- Born: Hilde Pick 6 April 1903 Prague, Bohemia (now Czech Republic)
- Died: 13 January 1986 (aged 82) London, England
- Occupation: Textile designer

= Jacqueline Groag =

British-Czech textile designer (1903–1986)

Jacqueline Groag (6 April 1903 - 13 January 1986) was an influential textile designer in Great Britain in the period following World War II. She produced and designed fabrics for leading Parisian fashion houses including Chanel, Lanvin, House of Worth, Schiaparelli and Paul Poiret.

She later became a Royal Designer for Industry (RDI), the ultimate accolade for any designer in Britain.

== Early life ==
She was born Hilde Pick to Jewish parents on 6 April 1903. She later changed her name to Jacqueline Groag when she married modernist architect Jacques Groag in 1937.

As a child, she had been in poor health and, unlike her siblings, had been educated at home. She learned all the subjects of the education curriculum, but with no formal exams, something that left her (in her own words) a "sophisticated naïve". During the 1920s, Groag studied textile design in Vienna and thrived under the schooling of professor Franz Cižek, who was delighted by her lack of previous formal art education.

Franz Cižek also recommended her to Josef Hoffmann, head of the Wiener Werkstätte, where she became one of his students in the design school of the Kunstgewerbeschule. As a student, she won first prize in a competition organised by the Kunstgewerbeschule.

=== Vienna ===
In 1930, Groag was mentioned in an article by Dr. Hans von Ankwicz for the German publication Deutsche Kunst und Dekoration on her work.
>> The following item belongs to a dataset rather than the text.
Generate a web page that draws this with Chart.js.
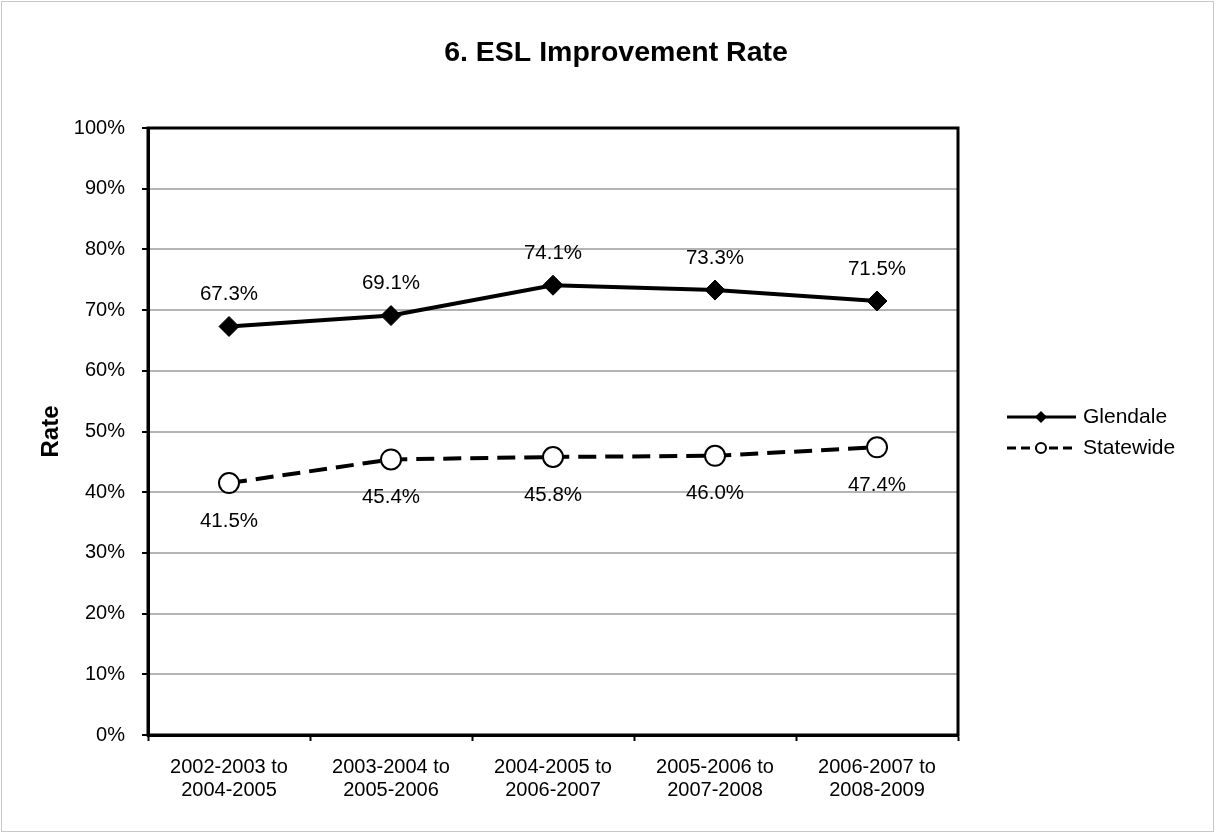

Ankwicz described her as a "front-runner of the Hoffmann school" who "currently dominated the design of textiles, particularly prints".

=== Second World War ===
In 1938, Jacqueline and Jacques fled to Prague, Czechoslovakia due to the Nazi unification of Austria and Germany, the Anschluss. Their stay in Prague did not last long, as they were forced to flee for London the following year, following the Nazi invasion of Czechoslovakia. When they arrived in London, they were greeted by the leading members of the British Design Factory, including Sir Gordon Russell, Sir Charles Reilly and Jack Pritchard.

== Career ==
During the 1930s, Groag travelled to cities such as Paris and New York to enhance her international reputation. She was awarded a gold medal for textile design at the Milano Triennale in 1933 and another gold medal for printed textiles at the Paris Exposition in 1937.

=== Post-war ===
In 1945, she received the accolade of one of her dress fabrics being chosen by the couturier Edward Molyneux for a collection of dresses for Queen Elizabeth II. Jacqueline and her husband gained British citizenship in 1947. They became members of the Society of Industrial Artists.

In 1951, the Festival of Britain took place, and most of the contemporary styles of textiles and wallpapers where heavily influenced by her work from the 1940s. From that point she became a major influence on pattern design internationally, with clients like the Associated American Artists, Hallmark Cards and John Lewis.

Throughout the 1950s and 1960s, she became more and more involved with Sir Misha Black and the Design Research Unit (DRU), working on the interiors of boats, aircraft and trains. She especially worked on the design of textiles and plastics for British Overseas Airways Corporation and British Rail. She also got a commission from Misha Black in the 1970s to make a moquette for London Transport, used for seating on buses and tube trains.

==Personal life and death==
Jacqueline first met Jacques Groag in the 1930s at a Viennese masked ball; they got engaged in 1931, but did not marry until 1937. He suffered a heart attack on a London bus whilst on his way to the opera, and died on 28 January 1962, aged 69.

Jacqueline Groag died on 13 January 1986, aged 82.